**TASK INSTRUCTIONS:** How many lines of these entries hold the string "this"? Reply with the number alone.

**THE DATA:**
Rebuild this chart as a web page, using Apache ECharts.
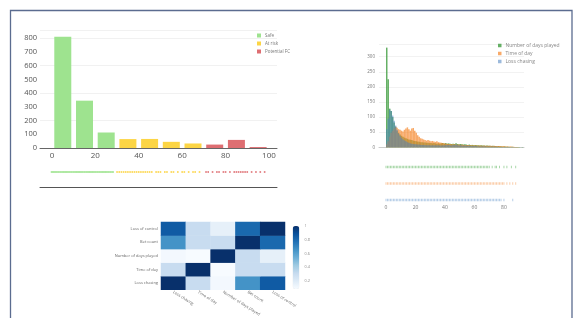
<!DOCTYPE html>
<html><head><meta charset="utf-8">
<script src="https://cdn.jsdelivr.net/npm/echarts@6/dist/echarts.min.js"></script>
<style>html,body{margin:0;padding:0;background:#fff}#c{width:575px;height:318px}</style>
</head><body><div id="c"></div>
<script>
// ---------- Left: risk score histogram ----------
const riskBinCenters = [5, 15, 25, 35, 45, 55, 65, 75, 85, 95];
const safeCounts = [811, 345, 113, null, null, null, null, null, null, null];
const atRiskCounts = [null, null, null, 65, 66, 45, 33, null, null, null];
const potentialFcCounts = [null, null, null, null, null, null, null, 25, 59, 7];
const riskXTicks = [0, 20, 40, 60, 80, 100];
const riskYTicks = [0, 100, 200, 300, 400, 500, 600, 700, 800];
const safeRug = [0,1,2,3,4,5,6,7,8,9,10,11,12,13,14,15,16,17,18,19,20,21,22,23,24,25,26,27,28];
const atRiskRug = [30,31,32,33,34,35,36,37,38,39,40,41,42,43,44,45,46,48,49,50,52,53,55,56,58,60,61,63,65,66,68];
const potentialFcRug = [71,72,74,76,77,79,80,82,84,85,86,87,88,89,90,92,94,96,98];

// ---------- Right: feature histograms ----------
const featureBinStarts = [0,1,2,3,4,5,6,7,8,9,10,11,12,13,14,15,16,17,18,19,20,21,22,23,24,25,26,27,28,29,30,31,32,33,34,35,36,37,38,39,40,41,42,43,44,45,46,47,48,49,50,51,52,53,54,55,56,57,58,59,60,61,62,63,64,65,66,67,68,69,70,71,72,73,74,75,76,77,78,79,80,81,82,83,84,85,86,87,88,89,90,91,92,93];
const daysPlayedCounts = [330,225,128,120,100,82,68,55,48,42,38,35,32,30,28,26,25,24,22,21,20,19,18,17,17,16,16,15,15,14,14,13,14,13,12,13,12,13,14,12,14,12,13,12,11,12,11,13,11,10,11,10,9,10,9,8,9,8,8,7,8,7,7,6,7,6,6,5,6,5,5,4,5,4,4,3,4,3,3,2,3,2,2,2,1,2,1,1,1,1,1,0,1,0];
const timeOfDayCounts = [10,20,35,48,55,62,68,65,60,58,55,52,58,62,66,60,55,62,64,55,48,40,35,30,28,26,24,22,24,22,20,21,19,18,20,17,16,15,14,13,12,12,11,11,10,10,10,9,9,9,8,9,8,8,7,8,7,7,7,6,7,6,6,6,6,5,6,5,5,5,5,5,4,5,4,4,4,4,3,4,3,3,3,2,3,2,2,1,1,1,0,0,0,0];
const lossChasingCounts = [60,95,125,120,105,88,72,58,46,38,32,27,23,20,17,15,13,12,11,10,10,9,9,8,8,8,7,7,7,7,6,7,6,7,6,7,6,6,7,6,8,7,8,7,6,8,7,9,7,6,7,6,5,6,5,5,5,4,4,4,4,4,3,3,3,3,3,3,2,2,2,2,2,2,2,2,1,1,1,1,1,1,1,1,0,1,0,0,0,0,0,0,0,0];
const featureXTicks = [0, 20, 40, 60, 80];
const featureYTicks = [0, 50, 100, 150, 200, 250, 300];
const daysPlayedRug = [0,1,2,3,4,5,6,7,8,9,10,11,12,13,14,15,16,17,18,19,20,21,22,23,24,25,26,27,28,29,30,31,32,33,34,35,36,37,38,39,40,41,42,43,44,45,46,47,48,49,50,51,52,53,54,55,56,57,58,59,60,61,62,63,64,65,66,67,68,69,70,72,74,75,77,80,82,85,88];
const timeOfDayRug = [0,1,2,3,4,5,6,7,8,9,10,11,12,13,14,15,16,17,18,19,20,21,22,23,24,25,26,27,28,29,30,31,32,33,34,35,36,37,38,39,40,41,42,43,44,45,46,47,48,49,50,51,52,53,54,55,56,57,58,59,60,61,62,63,64,65,66,67,68,69,70,71,72,73,74,75,76,77,78,79,80,82,84,86,88];
const lossChasingRug = [0,1,2,3,4,5,6,7,8,9,10,11,12,13,14,15,16,17,18,19,20,21,22,23,24,25,26,27,28,29,30,31,32,33,34,35,36,37,38,39,40,41,42,43,44,45,46,47,48,49,50,51,52,53,54,55,56,57,58,59,60,61,62,63,64,65,66,67,68,69,70,71,72,73,74,75,76,77,78,80,86];

// ---------- Bottom: correlation heatmap ----------
const corrLabels = ['Loss chasing', 'Time of day', 'Number of days played', 'Bet count', 'Loss of control'];
const corrMatrix = [ // rows: corrLabels (y, bottom->top), cols: corrLabels (x)
  [1.00, 0.30, 0.10, 0.65, 0.85],
  [0.30, 1.00, 0.08, 0.30, 0.30],
  [0.10, 0.08, 1.00, 0.30, 0.16],
  [0.65, 0.30, 0.30, 1.00, 0.80],
  [0.85, 0.30, 0.16, 0.80, 1.00]
];
const colorbarTicks = [0.2, 0.4, 0.6, 0.8, 1];

const FONT = '"Open Sans", sans-serif';
const safeC = '#9ee38f', riskC = '#fcd545', fcC = '#de6e72';
const gC = '#3f9c3f', oC = '#f5862a', bC = '#4a82c0';

const pairs = (xs, ys) => xs.map((x, i) => [x, ys[i]]);
const rug = xs => xs.map(x => [x, 0.5]);
const binPairs = ys => featureBinStarts.map((b, i) => [b + 0.5, ys[i]]);
const rugRow = (xs, row) => xs.map(x => [x, row]);

const heatData = [];
corrMatrix.forEach((row, yi) => row.forEach((v, xi) => heatData.push([xi, yi, v])));

const chart = echarts.init(document.getElementById('c'), null, {renderer: 'canvas'});
chart.setOption({
  animation: false,
  textStyle: {fontFamily: FONT},
  graphic: [{
    type: 'rect', shape: {x: 10.5, y: 10.5, width: 561.5, height: 330},
    style: {fill: 'none', stroke: '#5b6c90', lineWidth: 1.3}, silent: true, z: -1
  }],
  legend: [{
    data: ['Safe', 'At risk', 'Potential FC'], orient: 'vertical', left: 257, top: 33,
    itemWidth: 4, itemHeight: 4, itemGap: 3, icon: 'rect', padding: 0,
    textStyle: {fontSize: 4.5, color: '#777', padding: [0, 0, 0, -1]}
  }, {
    data: ['Number of days played', 'Time of day', 'Loss chasing'], orient: 'vertical', left: 498, top: 43,
    itemWidth: 3.5, itemHeight: 3.5, itemGap: 3, icon: 'rect', padding: 0,
    textStyle: {fontSize: 5, color: '#888', padding: [0, 0, 0, -1]}
  }],
  grid: [
    {left: 40, top: 30, width: 237, height: 118},          // 0 left hist
    {left: 40, top: 170, width: 237, height: 4},           // 1 left rug
    {left: 40, top: 186, width: 237, height: 1},           // 2 left line
    {left: 379, top: 44.6, width: 145, height: 102.7},     // 3 right hist
    {left: 379, top: 163.7, width: 145, height: 39.6},     // 4 right rugs
    {left: 161, top: 222, width: 124, height: 70},         // 5 heatmap
    {left: 293, top: 226, width: 6.6, height: 63}          // 6 colorbar ticks
  ],
  xAxis: [
    {gridIndex: 0, type: 'value', min: -5.5, max: 103.7,
      axisLine: {lineStyle: {color: '#666', width: 1}}, axisTick: {show: false}, splitLine: {show: false},
      axisLabel: {customValues: riskXTicks, fontSize: 8, color: '#555', margin: 4}},
    {gridIndex: 1, type: 'value', min: -5.5, max: 103.7, show: false},
    {gridIndex: 2, type: 'value', min: 0, max: 1, axisLine: {lineStyle: {color: '#555', width: 1}},
      axisTick: {show: false}, axisLabel: {show: false}, splitLine: {show: false}},
    {gridIndex: 3, type: 'value', min: -4.75, max: 93.6,
      axisLine: {lineStyle: {color: '#ccc', width: 1}}, axisTick: {show: false}, splitLine: {show: false},
      axisLabel: {show: false}},
    {gridIndex: 4, type: 'value', min: -4.75, max: 93.6,
      axisLine: {show: false}, axisTick: {show: false}, splitLine: {show: false},
      axisLabel: {customValues: featureXTicks, fontSize: 5, color: '#777', margin: 2}},
    {gridIndex: 5, type: 'category', data: corrLabels,
      axisLine: {show: false}, axisTick: {show: false}, splitLine: {show: false},
      axisLabel: {rotate: -32, fontSize: 4, color: '#666', margin: 2, interval: 0}},
    {gridIndex: 6, type: 'value', min: 0, max: 1, show: false}
  ],
  yAxis: [
    {gridIndex: 0, type: 'value', min: 0, max: 860,
      axisLine: {show: false}, axisTick: {show: false},
      splitLine: {lineStyle: {color: '#f1f1f1', width: 1}},
      axisLabel: {customValues: riskYTicks, fontSize: 7.5, color: '#555', margin: 3}},
    {gridIndex: 1, type: 'value', min: 0, max: 1, show: false},
    {gridIndex: 2, type: 'value', min: 0, max: 1, show: false},
    {gridIndex: 3, type: 'value', min: 0, max: 340,
      axisLine: {show: false}, axisTick: {show: false},
      splitLine: {lineStyle: {color: '#f2f2f2', width: 1}},
      axisLabel: {customValues: featureYTicks, fontSize: 4.5, color: '#777', margin: 4}},
    {gridIndex: 4, type: 'value', min: -0.2, max: 2.2, show: false},
    {gridIndex: 5, type: 'category', data: corrLabels,
      axisLine: {show: false}, axisTick: {show: false}, splitLine: {show: false},
      axisLabel: {fontSize: 4, color: '#666', margin: 3, interval: 0}},
    {gridIndex: 6, type: 'value', min: 0.084, max: 1, position: 'right',
      axisLine: {show: false}, axisTick: {show: false}, splitLine: {show: false},
      axisLabel: {customValues: colorbarTicks, fontSize: 3.8, color: '#888', margin: 5}}
  ],
  visualMap: {
    type: 'continuous', seriesIndex: 12, min: 0.08, max: 1, calculable: false,
    left: 292.7, top: 226, itemWidth: 6.6, itemHeight: 63, padding: 0, text: null, showLabel: false,
    inRange: {color: ['#f7fbff', '#deebf7', '#c6dbef', '#9ecae1', '#6baed6', '#4292c6', '#2171b5', '#08519c', '#08306b']}
  },
  series: [
    {name: 'Safe', type: 'bar', xAxisIndex: 0, yAxisIndex: 0, barWidth: 17, barGap: '-100%',
      itemStyle: {color: safeC}, data: pairs(riskBinCenters, safeCounts)},
    {name: 'At risk', type: 'bar', xAxisIndex: 0, yAxisIndex: 0, barWidth: 17, barGap: '-100%',
      itemStyle: {color: riskC}, data: pairs(riskBinCenters, atRiskCounts)},
    {name: 'Potential FC', type: 'bar', xAxisIndex: 0, yAxisIndex: 0, barWidth: 17, barGap: '-100%',
      itemStyle: {color: fcC}, data: pairs(riskBinCenters, potentialFcCounts)},
    {name: 'Safe', type: 'scatter', xAxisIndex: 1, yAxisIndex: 1, symbol: 'rect', symbolSize: [2.4, 2],
      itemStyle: {color: safeC}, data: rug(safeRug)},
    {name: 'At risk', type: 'scatter', xAxisIndex: 1, yAxisIndex: 1, symbol: 'rect', symbolSize: [1.6, 2],
      itemStyle: {color: riskC}, data: rug(atRiskRug)},
    {name: 'Potential FC', type: 'scatter', xAxisIndex: 1, yAxisIndex: 1, symbol: 'rect', symbolSize: [1.6, 2],
      itemStyle: {color: fcC}, data: rug(potentialFcRug)},
    {name: 'Number of days played', type: 'bar', xAxisIndex: 3, yAxisIndex: 3, barWidth: 1.5, barGap: '-100%',
      itemStyle: {color: gC, opacity: 0.8}, data: binPairs(daysPlayedCounts)},
    {name: 'Time of day', type: 'bar', xAxisIndex: 3, yAxisIndex: 3, barWidth: 1.5, barGap: '-100%',
      itemStyle: {color: oC, opacity: 0.7}, data: binPairs(timeOfDayCounts)},
    {name: 'Loss chasing', type: 'bar', xAxisIndex: 3, yAxisIndex: 3, barWidth: 1.5, barGap: '-100%',
      itemStyle: {color: bC, opacity: 0.55}, data: binPairs(lossChasingCounts)},
    {name: 'Number of days played', type: 'scatter', xAxisIndex: 4, yAxisIndex: 4, symbol: 'rect', symbolSize: [0.8, 2.5],
      itemStyle: {color: '#7cc27c'}, data: rugRow(daysPlayedRug, 2)},
    {name: 'Time of day', type: 'scatter', xAxisIndex: 4, yAxisIndex: 4, symbol: 'rect', symbolSize: [0.8, 2.5],
      itemStyle: {color: '#f7b27a'}, data: rugRow(timeOfDayRug, 1)},
    {name: 'Loss chasing', type: 'scatter', xAxisIndex: 4, yAxisIndex: 4, symbol: 'rect', symbolSize: [0.8, 2.5],
      itemStyle: {color: '#8fb3da'}, data: rugRow(lossChasingRug, 0)},
    {name: 'corr', type: 'heatmap', xAxisIndex: 5, yAxisIndex: 5, data: heatData}
  ]
});
</script>
</body></html>
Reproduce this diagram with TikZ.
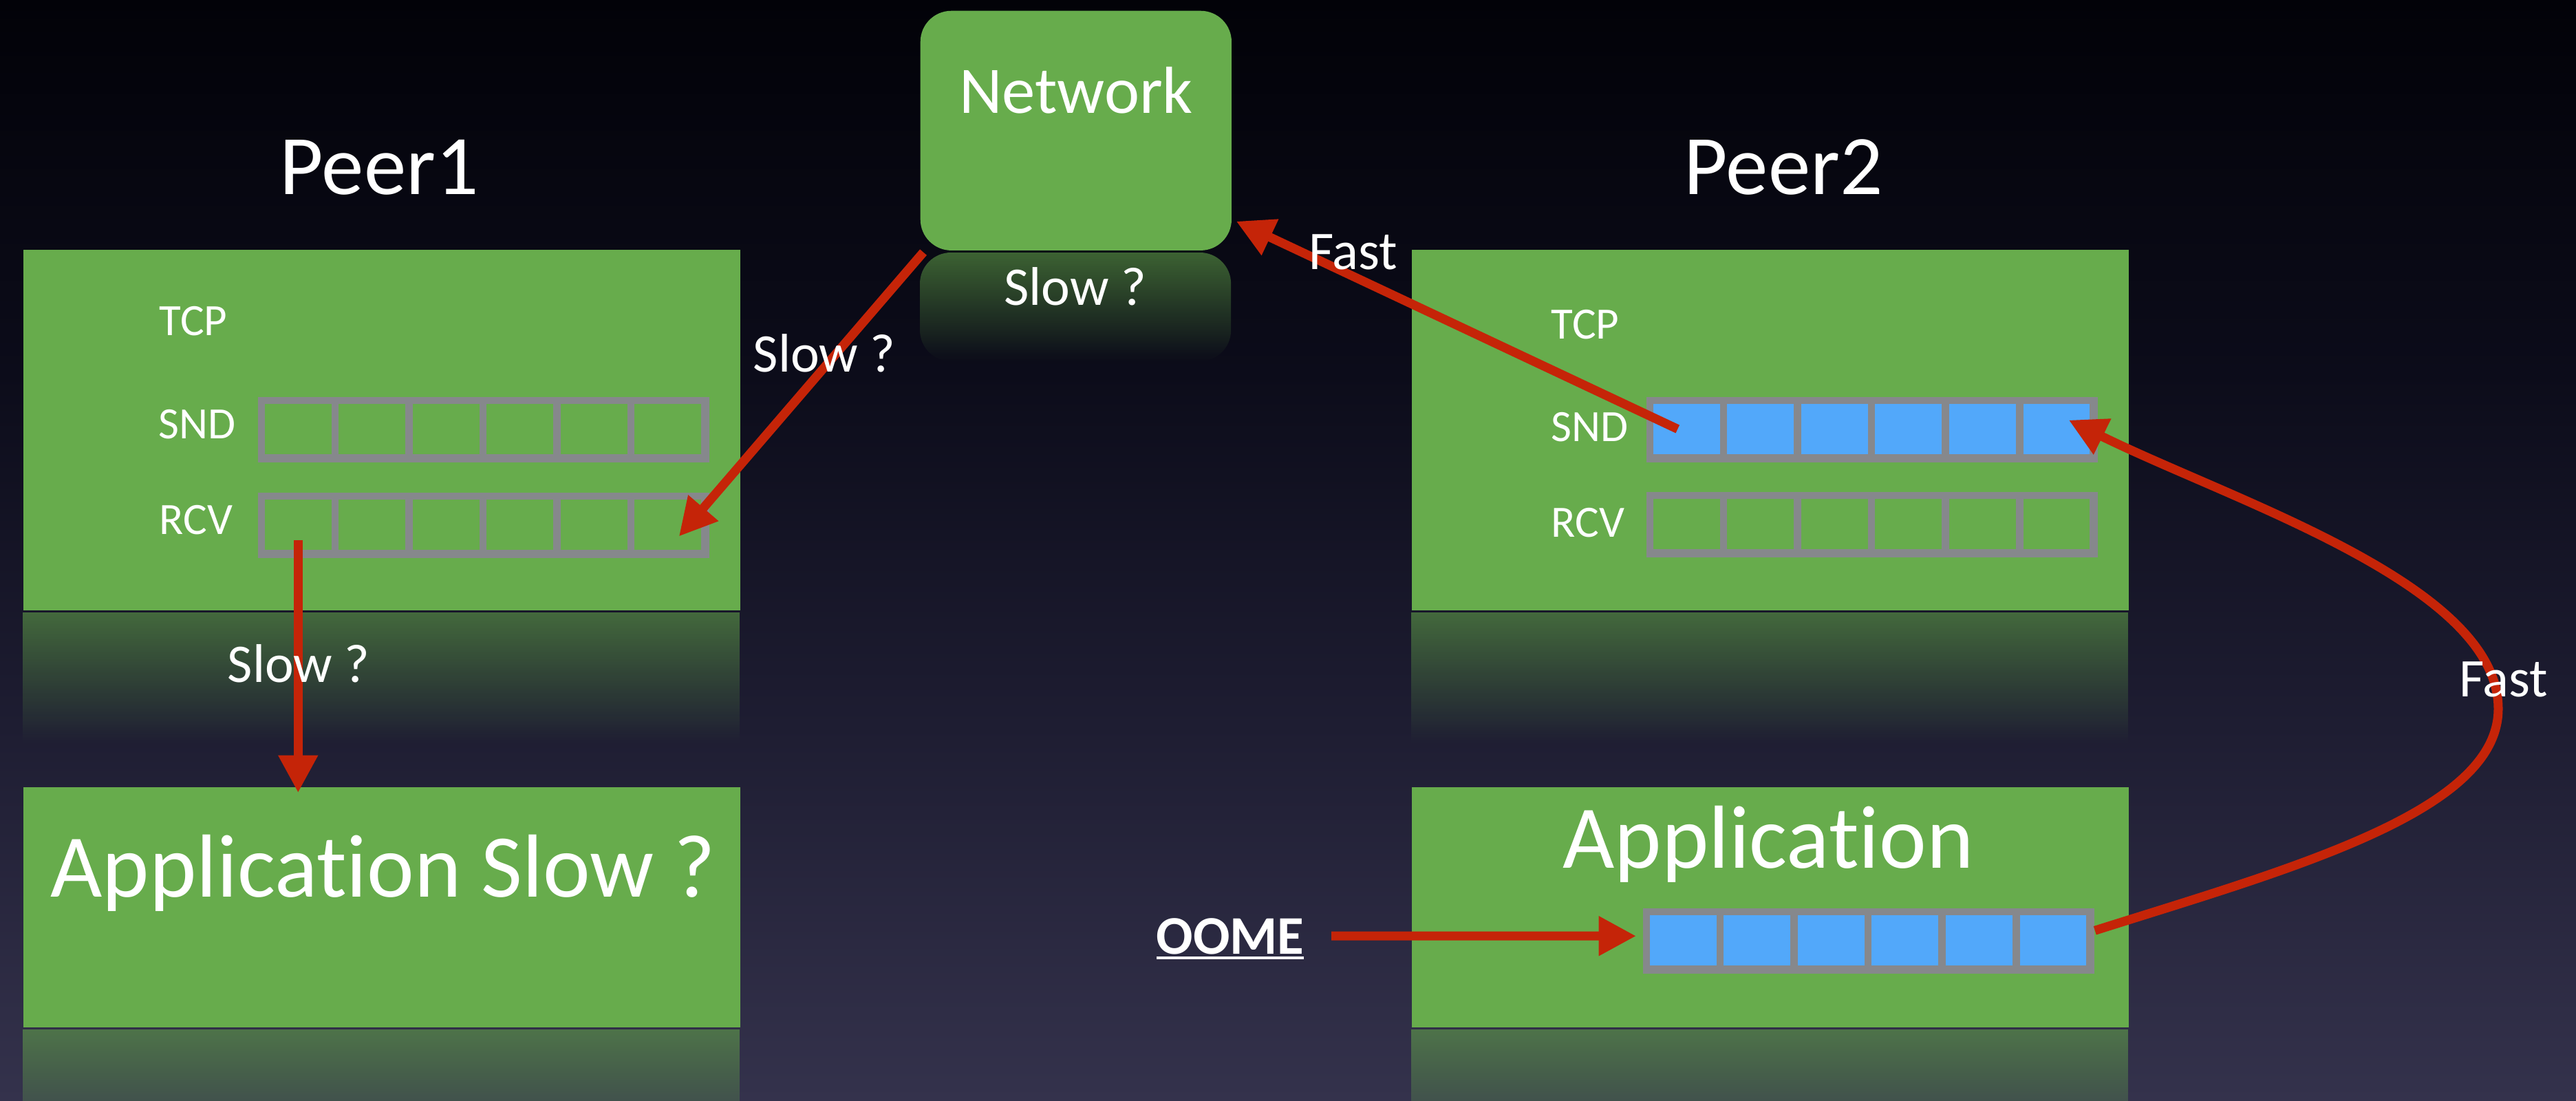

**REPLY TO THE TASK:** 2